Mother Talkers

I had a blue Christmas without you

Sun Dec 30, 2007 at 12:27:43 AM PDT

I felt more than a bit empty around Christmas this year.  For the first time it seemed completely devoid of meaning.  No one believes in God.  No one believes in Santa.  There's nothing particularly thrilling to give or get.   There's just an obligation to pour money into the pockets of corporate jerks and fill our houses with crap none of us needs, or even really wants.

I remember Christmas as magical.  But, as I reflect on my childhood, the magic of the holiday was closely tied to religious ritual.  Coming into church on a Sunday soon after Thanksgiving, back when Christmas lights didn't begin showing up by Halloween and could still be cause for celebration, we'd find the Advent wreath suspended from the rafters.  Oh, yes!  Christmas is coming!
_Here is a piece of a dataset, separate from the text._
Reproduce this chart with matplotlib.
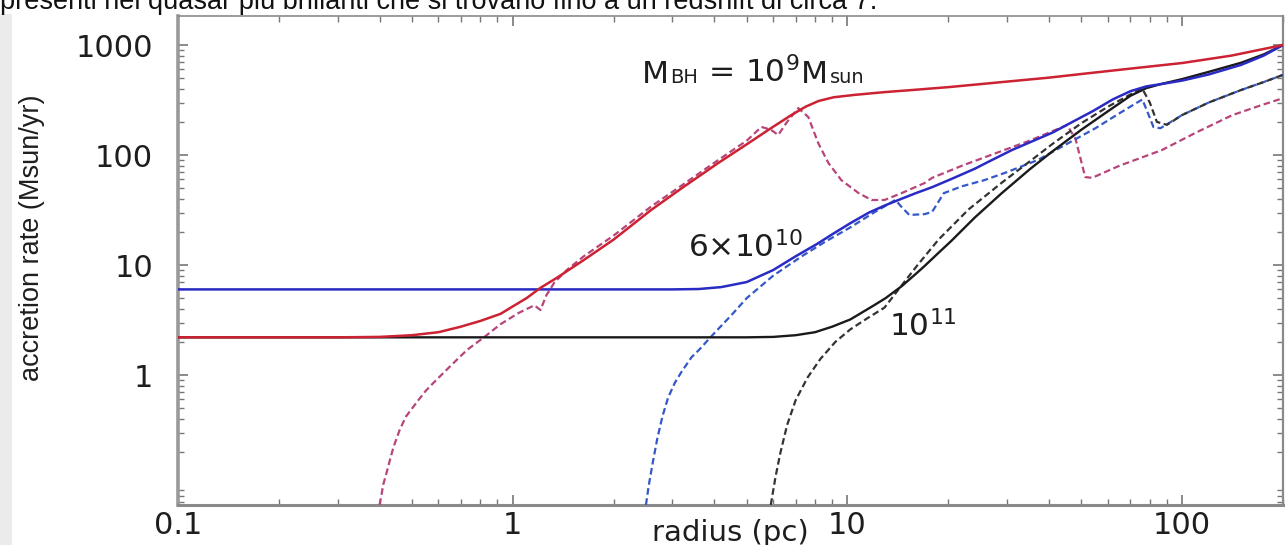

The three purple candles, a pink one for the third Sunday of Advent, a white candle for Christmas Eve.  Each candle with its own story and symbolic meaning.

The beautiful haunting Christmas carols.  O Come O Come, Emmanuel was my favorite.  It still gives me goosebumps.  The nativity display.  The Christmas story with its shepherds and wise men and camels and bright stars and inns and stables and mangers and gold, frankincense and myrrh.  Oh my!  I just loved it all.

My poor darling children have none of this, thanks to me.  I, like many of my generation, have largely rejected organized religion.  Unfortunately, I now understand hypocrisy and oppression and believe that the church is guilty of all the sins it forbids.  But what do we do about our spiritual longings?  How do we find meaning and impart that meaning to our children who are daily bombarded with despicable messages from our commercialized world?  For meaning surely does exist.  

I am at a loss when it comes to recreating Christmas magic without a little baby Jesus to help me.  And I can't just pull him out of a box in the attic and blow the dust off of him so he can lay in his manger Christmas morning.  My parents did this, and it was okay, because we knew all about him, every day of every year, so it didn't smack of phoniness like it does when I try to bring him into the Christmas mix.

I have no answers.  My children sense my sadness around Christmas, and they know it has something to do with religion.  But it doesn't really.  It has to do with meaning, significance, all things lofty and sublime.  It has to do with my remembered feelings of joy and sheer awe at the birth of the Savior.  It's the Christmas spirit that, without a miracle, my children will never know.